J.R.R. Tolkien for Kids: His Life and Writings with 21 Activities, by Simonetta Carr

This large paperback is part of the Chicago Review Press series that relates easy projects to the subject of the book. If your children are of an age to read The Hobbit, this biography would be the perfect accompaniment. From his birth and the early death of his parents, through World War I and his romance with his beloved wife, to his professorship and famous works of literature, this volume chronicles Tolkien’s long life on an upper elementary or middle school level. Although all of the activities are simple to accomplish at home, some reinforce the narrative more appropriately than others. There is an annoyingly large number of typographical errors, but the content is worth it. Tolkien’s works will enrich every child’s life.

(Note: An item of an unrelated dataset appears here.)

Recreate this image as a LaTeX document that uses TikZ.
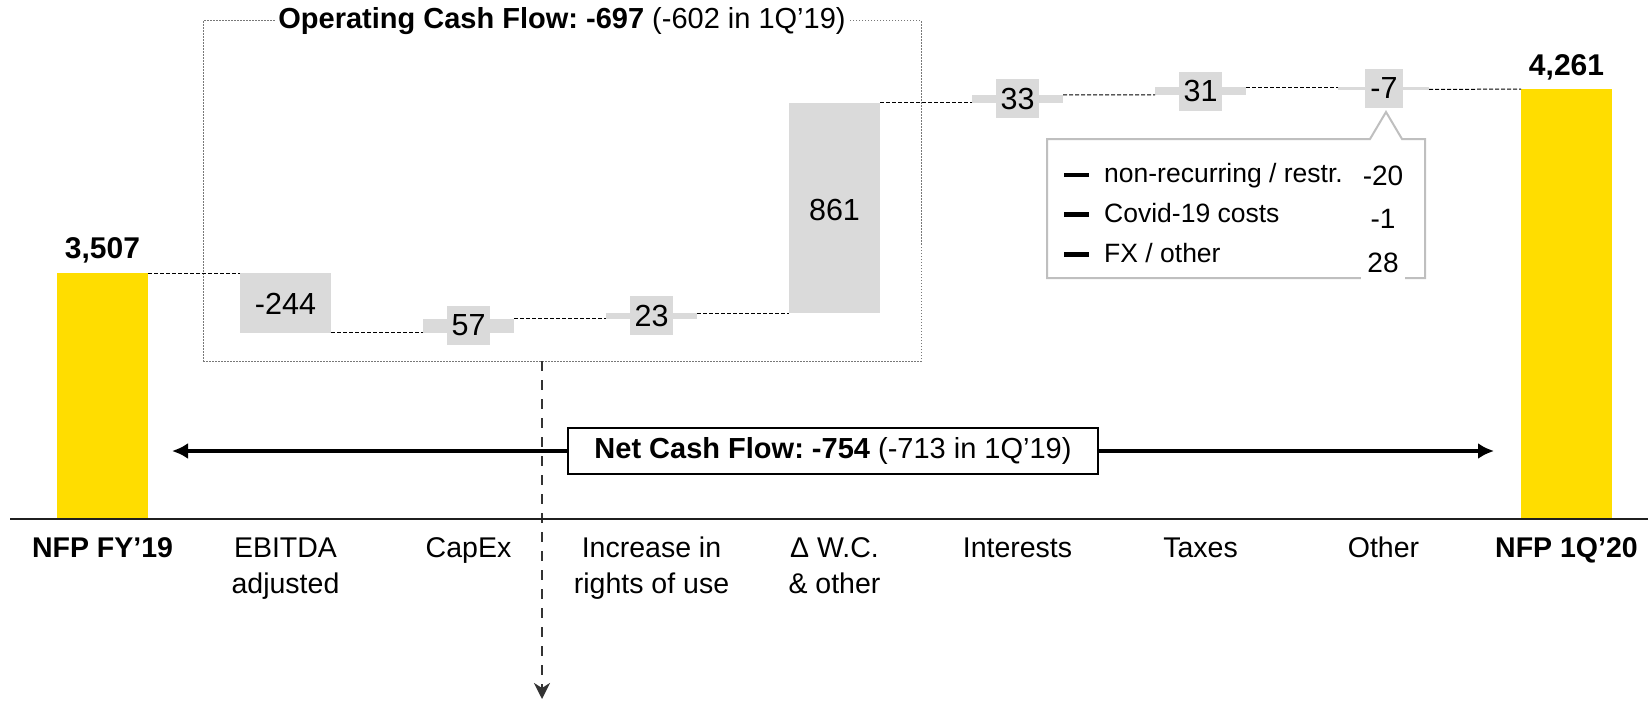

Osnat and Her Dove: The True Story of the World’s First Female Rabbi, by Sigal Samuel and Vali Mintzi

Osnat was born in Mosul about 500 years ago. Her father was a rabbi, and even though he didn’t think girls needed to read, he didn’t have any sons, so he taught her. When he died, Osnat’s husband took over the yeshiva—or school—where he taught boys about Hebrew and their Jewish faith. Since he was busy, Osnat began teaching Torah, so that when her husband also passed away, she was the natural choice to lead the yeshiva herself. She went on to perform miracles, along with her beloved pet dove. Mintzi filled this picture book with vivid paintings in red, deep blue, and gold that recall the colors of ancient Iraq. A beautiful volume to introduce your children to a rich culture.

Unbound: The Life + Art of Judith Scott, by Joyce Scott, with Brie Spangler and Melissa Sweet

Joyce and Judith Scott were twin sisters and best friends throughout their early childhood in the 1940s. One day, Joyce came home from school to find that her beloved sister had been confined in an institution because she was deaf and had Down Syndrome, and at that time, doctors had no alternatives for parents. When Joyce grew up, she petitioned to have her sister come to live in her house, and each day, she would take Judith to the Creative Growth Art Center. At first, Judith seemed uninterested, but one day, the staff brought out yarn, ribbons, and fabric scraps. Judith began gathering up pieces of wood and various objects and creating sculptures with the materials. She hid things inside the layers of material, excitedly bringing meaning to her art. Eventually, people began to appreciate her creativity, and her work was displayed in art shows, written about in books, and honored in documentaries. Judith died in 2005, but her sister continues to spread the word about the value of creativity for all people. The body of the book is illustrated with Melissa Sweet’s lovely, childlike drawings, followed by photographs, a timeline, and other explanatory backmatter.

Disclaimer: I read library copies of all of these books. Opinions expressed are solely my own and may not reflect those of my employer or anyone else.